→ The input
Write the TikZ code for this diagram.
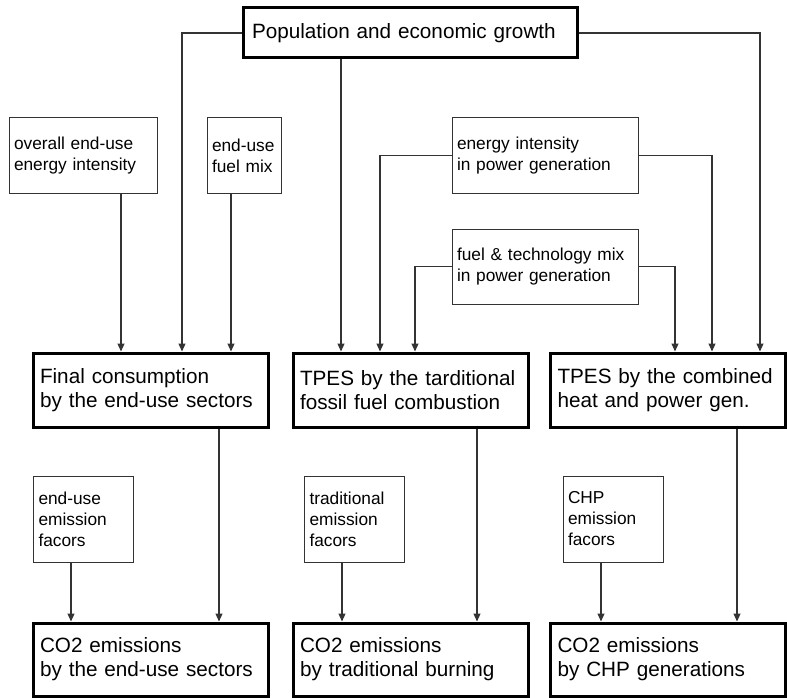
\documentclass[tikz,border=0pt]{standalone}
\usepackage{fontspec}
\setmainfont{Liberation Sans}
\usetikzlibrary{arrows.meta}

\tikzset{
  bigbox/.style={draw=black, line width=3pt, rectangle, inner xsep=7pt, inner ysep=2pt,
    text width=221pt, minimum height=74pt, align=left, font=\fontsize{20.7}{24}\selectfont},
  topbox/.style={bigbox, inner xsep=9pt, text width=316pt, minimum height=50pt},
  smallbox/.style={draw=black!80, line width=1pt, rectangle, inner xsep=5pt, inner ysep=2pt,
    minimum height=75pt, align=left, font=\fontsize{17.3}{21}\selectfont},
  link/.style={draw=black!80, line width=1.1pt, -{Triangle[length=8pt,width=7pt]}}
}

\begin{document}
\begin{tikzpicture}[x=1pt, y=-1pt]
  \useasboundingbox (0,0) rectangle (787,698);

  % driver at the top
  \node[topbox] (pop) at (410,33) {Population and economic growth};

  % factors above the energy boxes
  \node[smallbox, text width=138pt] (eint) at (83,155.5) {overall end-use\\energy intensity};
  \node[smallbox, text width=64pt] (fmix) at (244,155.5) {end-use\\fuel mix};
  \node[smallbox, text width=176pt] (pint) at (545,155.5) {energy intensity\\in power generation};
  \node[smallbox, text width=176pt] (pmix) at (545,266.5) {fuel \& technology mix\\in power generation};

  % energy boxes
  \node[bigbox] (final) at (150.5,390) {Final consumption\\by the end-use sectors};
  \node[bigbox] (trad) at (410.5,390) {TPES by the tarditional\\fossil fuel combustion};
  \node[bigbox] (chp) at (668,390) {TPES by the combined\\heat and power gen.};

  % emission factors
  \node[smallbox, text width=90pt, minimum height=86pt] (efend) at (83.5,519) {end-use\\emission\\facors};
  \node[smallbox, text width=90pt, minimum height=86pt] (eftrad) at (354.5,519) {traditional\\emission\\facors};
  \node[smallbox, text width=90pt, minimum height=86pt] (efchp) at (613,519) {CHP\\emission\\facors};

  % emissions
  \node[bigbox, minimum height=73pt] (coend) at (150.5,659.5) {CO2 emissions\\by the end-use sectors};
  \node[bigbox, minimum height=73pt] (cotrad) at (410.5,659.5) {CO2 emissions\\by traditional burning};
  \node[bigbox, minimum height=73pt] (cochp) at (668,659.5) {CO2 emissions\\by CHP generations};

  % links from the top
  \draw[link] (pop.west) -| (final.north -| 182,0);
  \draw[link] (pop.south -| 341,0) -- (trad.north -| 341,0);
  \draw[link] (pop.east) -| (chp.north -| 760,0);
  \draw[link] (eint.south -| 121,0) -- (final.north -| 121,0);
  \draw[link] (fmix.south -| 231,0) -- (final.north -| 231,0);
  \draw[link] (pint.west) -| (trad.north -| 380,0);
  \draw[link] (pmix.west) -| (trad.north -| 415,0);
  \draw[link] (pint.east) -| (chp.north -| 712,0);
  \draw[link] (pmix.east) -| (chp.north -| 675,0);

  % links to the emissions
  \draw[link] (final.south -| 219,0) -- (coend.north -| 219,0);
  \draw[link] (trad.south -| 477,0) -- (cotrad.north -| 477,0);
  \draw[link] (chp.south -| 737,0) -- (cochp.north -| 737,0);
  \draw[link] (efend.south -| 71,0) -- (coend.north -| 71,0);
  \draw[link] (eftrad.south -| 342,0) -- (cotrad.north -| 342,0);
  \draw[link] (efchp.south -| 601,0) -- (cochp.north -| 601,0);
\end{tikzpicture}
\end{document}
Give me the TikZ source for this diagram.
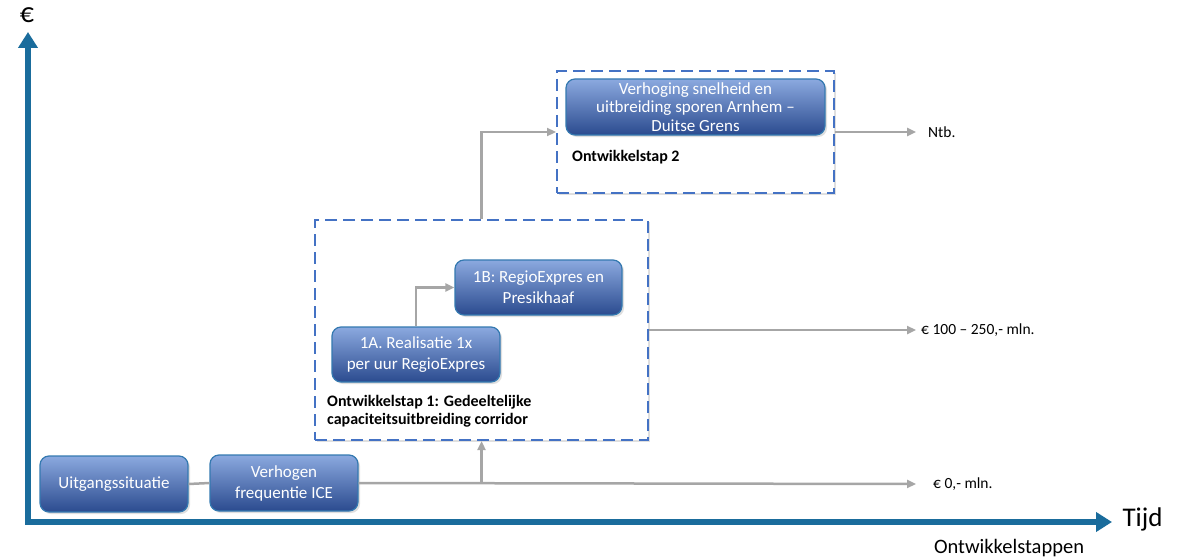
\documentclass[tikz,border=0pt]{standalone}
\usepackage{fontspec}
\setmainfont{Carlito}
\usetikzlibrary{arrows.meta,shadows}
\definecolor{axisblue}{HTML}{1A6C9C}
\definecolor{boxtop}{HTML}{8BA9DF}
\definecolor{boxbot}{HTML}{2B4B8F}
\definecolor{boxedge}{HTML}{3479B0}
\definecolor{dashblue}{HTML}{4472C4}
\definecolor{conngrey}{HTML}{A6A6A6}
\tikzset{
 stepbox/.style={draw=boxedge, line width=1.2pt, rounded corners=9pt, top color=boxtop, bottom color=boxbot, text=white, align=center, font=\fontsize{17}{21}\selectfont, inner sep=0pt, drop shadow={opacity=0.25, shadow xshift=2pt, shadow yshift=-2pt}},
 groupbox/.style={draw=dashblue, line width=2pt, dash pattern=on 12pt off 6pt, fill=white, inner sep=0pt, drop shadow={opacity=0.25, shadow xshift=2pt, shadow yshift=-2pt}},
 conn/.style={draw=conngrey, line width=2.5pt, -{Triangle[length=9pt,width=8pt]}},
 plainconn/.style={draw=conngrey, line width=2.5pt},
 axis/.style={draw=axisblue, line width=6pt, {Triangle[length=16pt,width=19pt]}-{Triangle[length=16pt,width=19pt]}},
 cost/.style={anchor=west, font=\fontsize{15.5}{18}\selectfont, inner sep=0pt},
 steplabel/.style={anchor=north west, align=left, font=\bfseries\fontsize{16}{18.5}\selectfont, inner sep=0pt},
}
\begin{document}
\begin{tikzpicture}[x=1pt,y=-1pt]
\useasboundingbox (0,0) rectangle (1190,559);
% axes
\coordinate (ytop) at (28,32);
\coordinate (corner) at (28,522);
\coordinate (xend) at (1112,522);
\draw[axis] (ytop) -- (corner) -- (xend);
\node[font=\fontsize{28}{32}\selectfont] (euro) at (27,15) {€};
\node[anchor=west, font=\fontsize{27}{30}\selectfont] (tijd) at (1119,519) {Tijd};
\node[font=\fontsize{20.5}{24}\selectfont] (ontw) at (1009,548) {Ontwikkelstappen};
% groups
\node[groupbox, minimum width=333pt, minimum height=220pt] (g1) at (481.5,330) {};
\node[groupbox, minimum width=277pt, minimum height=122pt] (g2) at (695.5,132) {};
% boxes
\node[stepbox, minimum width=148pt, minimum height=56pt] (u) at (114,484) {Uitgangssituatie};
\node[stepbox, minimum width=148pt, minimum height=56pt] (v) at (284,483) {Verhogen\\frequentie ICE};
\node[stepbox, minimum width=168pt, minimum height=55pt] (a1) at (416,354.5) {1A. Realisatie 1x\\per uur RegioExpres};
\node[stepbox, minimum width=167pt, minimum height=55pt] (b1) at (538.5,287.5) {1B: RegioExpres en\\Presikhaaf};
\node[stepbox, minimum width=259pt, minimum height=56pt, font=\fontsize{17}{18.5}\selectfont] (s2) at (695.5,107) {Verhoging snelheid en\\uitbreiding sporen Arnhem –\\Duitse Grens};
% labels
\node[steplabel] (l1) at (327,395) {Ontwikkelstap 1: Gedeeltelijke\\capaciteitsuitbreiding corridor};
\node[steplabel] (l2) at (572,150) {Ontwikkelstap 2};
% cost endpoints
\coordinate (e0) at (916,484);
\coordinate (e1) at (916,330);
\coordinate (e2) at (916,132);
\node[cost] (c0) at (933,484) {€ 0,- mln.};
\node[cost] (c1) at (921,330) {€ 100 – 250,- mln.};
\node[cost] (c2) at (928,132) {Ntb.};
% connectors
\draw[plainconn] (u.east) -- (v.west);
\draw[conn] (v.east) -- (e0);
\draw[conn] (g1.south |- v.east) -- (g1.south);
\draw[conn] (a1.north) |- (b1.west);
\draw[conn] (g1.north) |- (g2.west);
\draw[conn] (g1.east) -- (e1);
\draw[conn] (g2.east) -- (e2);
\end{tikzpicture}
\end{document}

→ What you need to do
Copy nothing but the lines from the first one in the listing through the line with "(pop) at (410,33)", and omit the pictures.

→ Solution to the problem
Write the TikZ code for this diagram.
\documentclass[tikz,border=0pt]{standalone}
\usepackage{fontspec}
\setmainfont{Liberation Sans}
\usetikzlibrary{arrows.meta}

\tikzset{
  bigbox/.style={draw=black, line width=3pt, rectangle, inner xsep=7pt, inner ysep=2pt,
    text width=221pt, minimum height=74pt, align=left, font=\fontsize{20.7}{24}\selectfont},
  topbox/.style={bigbox, inner xsep=9pt, text width=316pt, minimum height=50pt},
  smallbox/.style={draw=black!80, line width=1pt, rectangle, inner xsep=5pt, inner ysep=2pt,
    minimum height=75pt, align=left, font=\fontsize{17.3}{21}\selectfont},
  link/.style={draw=black!80, line width=1.1pt, -{Triangle[length=8pt,width=7pt]}}
}

\begin{document}
\begin{tikzpicture}[x=1pt, y=-1pt]
  \useasboundingbox (0,0) rectangle (787,698);

  % driver at the top
  \node[topbox] (pop) at (410,33) {Population and economic growth};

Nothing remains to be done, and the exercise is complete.